At this time, being arrested for debt or other minor offences did not imply that men like Field were considered dissolute wastrels by society. Henslowe knew that actors and dramatists had to rely on the variable nature and income of their work. This income depended on the size of the audience, and playhouses could be closed in time of plague. Even if they were on an exclusive contract, dramatists were usually paid per play in small increments. For example, if a dramatist was paid a total of £6 for a play in the 1590s (or £20 by the 1610s), the payment was usually made in stages over a few weeks, or months, of several 20-shilling (i.e., £1) advances at a time, plus a final payment when the play was finished. This meant that dramatists’ income was variable and sporadic, not regular and predictable per annum.
Living on this type of deferred income could lead a dramatist into debt, and into asking his employer or contractor, eventually, to bail him against future potential or real income.

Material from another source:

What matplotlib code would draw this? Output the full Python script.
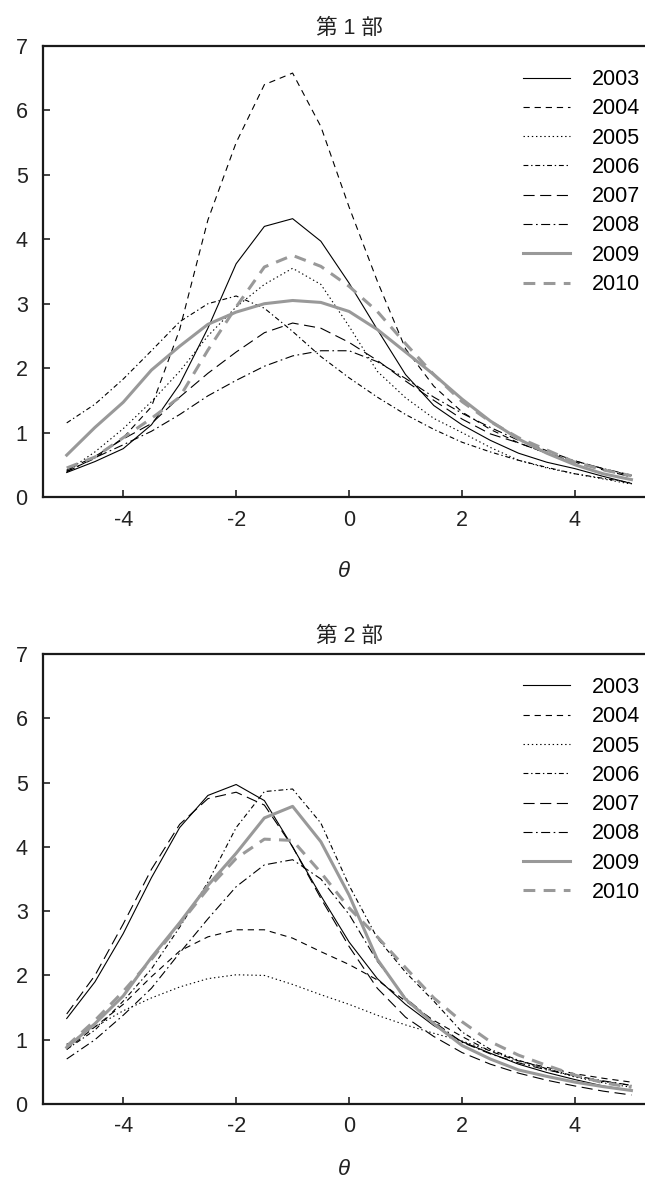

What is most notable about these requests directly from an actor and dramatists to Henslowe is his willingness to offer immediately the sum requested. Judging from various records in the archive, Henslowe lost more than he made in providing loans or bail money to dramatists. In fact, he appears to have simply forgiven many dramatists their debts, including the sizeable sum of £20 owed to him by Daborne in 1616. Perhaps Henslowe considered this loss to be worth the ‘true and loving friends’ he maintained in return.